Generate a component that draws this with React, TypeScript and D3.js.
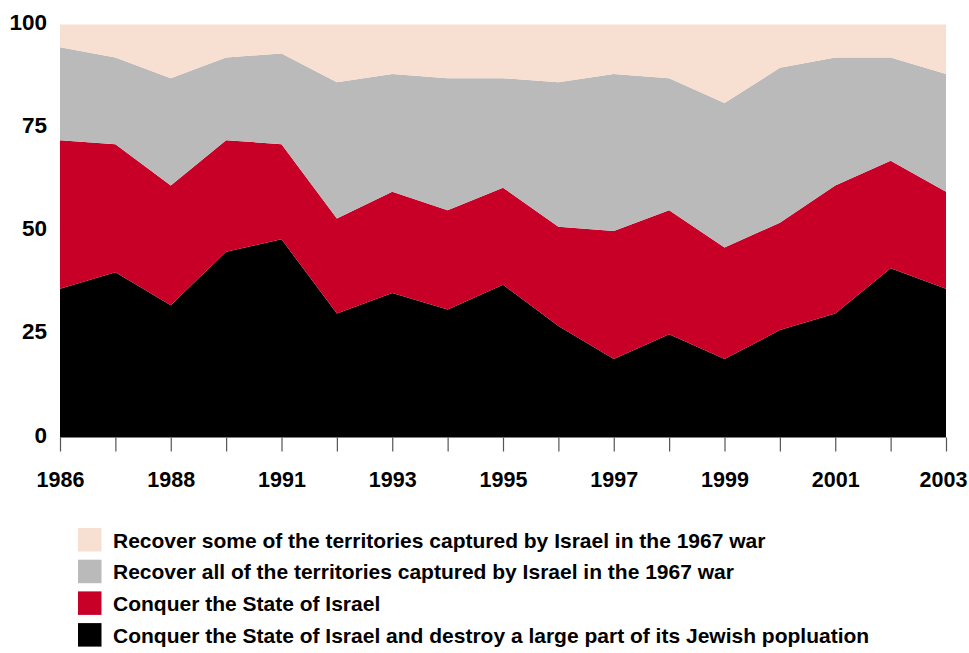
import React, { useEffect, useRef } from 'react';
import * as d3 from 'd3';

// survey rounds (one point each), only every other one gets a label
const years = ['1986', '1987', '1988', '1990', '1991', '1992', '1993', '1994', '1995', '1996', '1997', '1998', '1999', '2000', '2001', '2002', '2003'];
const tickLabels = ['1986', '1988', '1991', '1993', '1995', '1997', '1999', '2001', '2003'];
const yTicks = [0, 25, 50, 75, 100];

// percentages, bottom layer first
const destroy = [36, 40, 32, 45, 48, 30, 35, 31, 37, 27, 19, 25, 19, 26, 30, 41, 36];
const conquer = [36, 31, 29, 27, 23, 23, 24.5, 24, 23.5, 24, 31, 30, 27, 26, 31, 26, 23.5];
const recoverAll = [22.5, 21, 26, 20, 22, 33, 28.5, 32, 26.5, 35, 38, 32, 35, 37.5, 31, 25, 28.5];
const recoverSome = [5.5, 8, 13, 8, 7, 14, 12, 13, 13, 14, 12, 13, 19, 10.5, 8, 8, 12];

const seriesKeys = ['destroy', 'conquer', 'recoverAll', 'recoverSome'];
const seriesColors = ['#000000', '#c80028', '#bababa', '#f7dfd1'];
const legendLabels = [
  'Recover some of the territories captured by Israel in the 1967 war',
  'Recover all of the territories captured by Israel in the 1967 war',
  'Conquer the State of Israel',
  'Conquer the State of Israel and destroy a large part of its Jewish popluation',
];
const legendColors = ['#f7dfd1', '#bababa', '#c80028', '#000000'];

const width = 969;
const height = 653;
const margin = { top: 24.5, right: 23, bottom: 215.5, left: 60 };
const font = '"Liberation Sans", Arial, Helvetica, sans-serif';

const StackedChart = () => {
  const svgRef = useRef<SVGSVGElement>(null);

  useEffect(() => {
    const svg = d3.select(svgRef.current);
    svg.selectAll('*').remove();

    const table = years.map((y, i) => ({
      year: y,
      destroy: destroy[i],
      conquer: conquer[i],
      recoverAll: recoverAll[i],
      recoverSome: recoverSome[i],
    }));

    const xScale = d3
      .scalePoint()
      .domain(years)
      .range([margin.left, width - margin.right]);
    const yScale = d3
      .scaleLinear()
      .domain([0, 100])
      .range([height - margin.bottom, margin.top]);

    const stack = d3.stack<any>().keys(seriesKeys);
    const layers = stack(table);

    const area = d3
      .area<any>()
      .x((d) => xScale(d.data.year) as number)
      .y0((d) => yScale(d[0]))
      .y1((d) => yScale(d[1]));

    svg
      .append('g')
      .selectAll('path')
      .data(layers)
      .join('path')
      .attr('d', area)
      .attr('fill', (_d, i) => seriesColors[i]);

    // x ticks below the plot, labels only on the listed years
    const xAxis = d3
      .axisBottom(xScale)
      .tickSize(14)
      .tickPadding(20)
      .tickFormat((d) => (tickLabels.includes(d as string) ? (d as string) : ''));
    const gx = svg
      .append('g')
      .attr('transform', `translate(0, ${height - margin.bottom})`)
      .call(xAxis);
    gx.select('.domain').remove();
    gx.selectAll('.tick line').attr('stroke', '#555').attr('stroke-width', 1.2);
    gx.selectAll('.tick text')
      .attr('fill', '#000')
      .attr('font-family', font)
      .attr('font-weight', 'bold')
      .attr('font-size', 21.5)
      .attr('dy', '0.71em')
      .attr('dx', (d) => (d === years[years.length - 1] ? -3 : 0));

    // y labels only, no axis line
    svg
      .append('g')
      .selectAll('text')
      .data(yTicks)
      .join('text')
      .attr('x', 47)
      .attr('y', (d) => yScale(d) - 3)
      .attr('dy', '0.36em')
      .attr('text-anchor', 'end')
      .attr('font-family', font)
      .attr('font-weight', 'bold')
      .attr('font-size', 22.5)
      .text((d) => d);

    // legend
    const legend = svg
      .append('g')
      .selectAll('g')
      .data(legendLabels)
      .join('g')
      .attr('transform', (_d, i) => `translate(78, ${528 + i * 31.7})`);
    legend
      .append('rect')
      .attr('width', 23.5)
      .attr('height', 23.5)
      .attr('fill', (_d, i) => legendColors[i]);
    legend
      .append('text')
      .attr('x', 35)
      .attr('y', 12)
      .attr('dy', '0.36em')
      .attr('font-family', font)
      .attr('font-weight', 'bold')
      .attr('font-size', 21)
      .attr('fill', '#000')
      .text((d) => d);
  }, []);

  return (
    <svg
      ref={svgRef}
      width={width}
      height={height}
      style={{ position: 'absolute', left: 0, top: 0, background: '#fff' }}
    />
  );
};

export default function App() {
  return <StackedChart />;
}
* * *
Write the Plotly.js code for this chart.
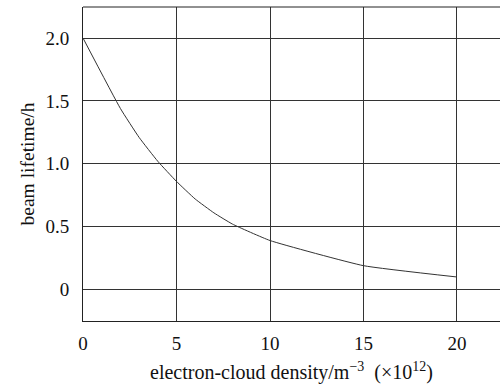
---
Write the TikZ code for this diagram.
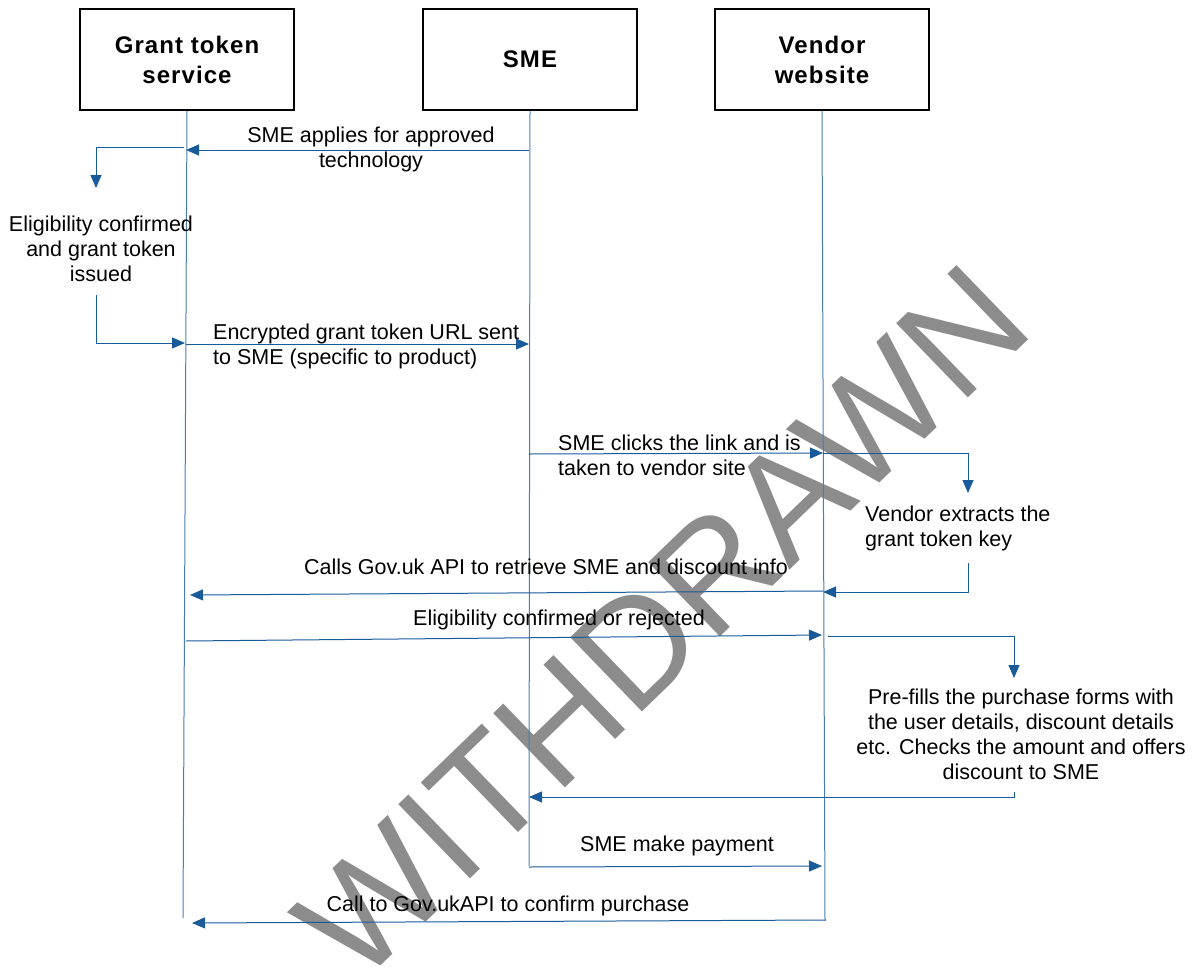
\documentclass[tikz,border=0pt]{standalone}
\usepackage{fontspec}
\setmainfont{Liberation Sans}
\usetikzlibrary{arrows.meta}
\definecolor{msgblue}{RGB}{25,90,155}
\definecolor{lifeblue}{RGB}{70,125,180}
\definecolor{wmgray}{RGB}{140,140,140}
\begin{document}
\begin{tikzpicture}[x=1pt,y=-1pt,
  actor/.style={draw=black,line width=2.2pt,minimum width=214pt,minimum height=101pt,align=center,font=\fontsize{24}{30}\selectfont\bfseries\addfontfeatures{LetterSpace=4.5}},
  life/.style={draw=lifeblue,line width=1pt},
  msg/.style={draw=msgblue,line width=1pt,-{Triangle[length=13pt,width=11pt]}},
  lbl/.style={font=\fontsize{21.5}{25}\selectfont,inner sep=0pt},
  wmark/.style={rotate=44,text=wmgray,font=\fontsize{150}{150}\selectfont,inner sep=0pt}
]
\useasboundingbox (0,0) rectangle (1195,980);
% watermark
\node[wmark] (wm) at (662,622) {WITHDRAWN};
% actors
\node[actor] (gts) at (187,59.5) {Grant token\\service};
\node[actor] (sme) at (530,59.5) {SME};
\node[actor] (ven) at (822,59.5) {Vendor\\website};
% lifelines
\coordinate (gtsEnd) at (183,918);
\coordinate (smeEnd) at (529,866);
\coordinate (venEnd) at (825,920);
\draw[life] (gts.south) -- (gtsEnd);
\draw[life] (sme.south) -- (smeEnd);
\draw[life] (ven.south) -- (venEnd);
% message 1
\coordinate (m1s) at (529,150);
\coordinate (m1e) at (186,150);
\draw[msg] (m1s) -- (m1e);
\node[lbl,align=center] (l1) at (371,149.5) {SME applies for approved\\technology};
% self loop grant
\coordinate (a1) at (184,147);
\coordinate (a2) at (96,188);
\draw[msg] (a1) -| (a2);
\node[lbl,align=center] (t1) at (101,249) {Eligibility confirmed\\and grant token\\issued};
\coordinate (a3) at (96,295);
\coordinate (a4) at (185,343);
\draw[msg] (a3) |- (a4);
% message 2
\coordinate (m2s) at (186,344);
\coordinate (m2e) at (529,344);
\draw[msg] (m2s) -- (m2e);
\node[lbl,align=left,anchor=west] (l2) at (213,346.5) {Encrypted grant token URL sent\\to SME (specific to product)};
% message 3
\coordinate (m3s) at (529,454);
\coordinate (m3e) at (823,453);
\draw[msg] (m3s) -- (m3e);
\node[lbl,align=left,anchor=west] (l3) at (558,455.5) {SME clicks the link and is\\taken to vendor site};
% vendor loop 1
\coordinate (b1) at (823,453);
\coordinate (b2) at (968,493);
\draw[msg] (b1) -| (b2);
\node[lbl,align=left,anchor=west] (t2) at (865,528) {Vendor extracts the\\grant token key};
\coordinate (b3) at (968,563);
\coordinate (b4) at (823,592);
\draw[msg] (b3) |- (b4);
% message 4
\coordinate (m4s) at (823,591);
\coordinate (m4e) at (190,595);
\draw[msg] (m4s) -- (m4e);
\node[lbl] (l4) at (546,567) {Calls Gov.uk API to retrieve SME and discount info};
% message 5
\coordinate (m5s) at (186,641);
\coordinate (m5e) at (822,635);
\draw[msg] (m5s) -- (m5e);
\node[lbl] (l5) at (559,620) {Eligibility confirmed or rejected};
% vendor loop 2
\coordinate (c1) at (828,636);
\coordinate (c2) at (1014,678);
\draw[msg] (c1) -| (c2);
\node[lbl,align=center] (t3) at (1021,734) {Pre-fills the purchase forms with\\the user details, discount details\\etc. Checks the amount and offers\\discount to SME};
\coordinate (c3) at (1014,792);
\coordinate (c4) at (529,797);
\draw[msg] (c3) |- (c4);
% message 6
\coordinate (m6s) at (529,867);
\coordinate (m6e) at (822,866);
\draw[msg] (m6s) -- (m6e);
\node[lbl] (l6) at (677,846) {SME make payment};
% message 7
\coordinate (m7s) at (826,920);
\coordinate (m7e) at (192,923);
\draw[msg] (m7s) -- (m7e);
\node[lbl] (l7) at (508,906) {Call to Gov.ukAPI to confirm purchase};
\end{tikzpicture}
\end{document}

## [Directions]
Search the lines above for the string "Write", then show every one that has it.

## [Written reply]
Write the Plotly.js code for this chart.
Write the TikZ code for this diagram.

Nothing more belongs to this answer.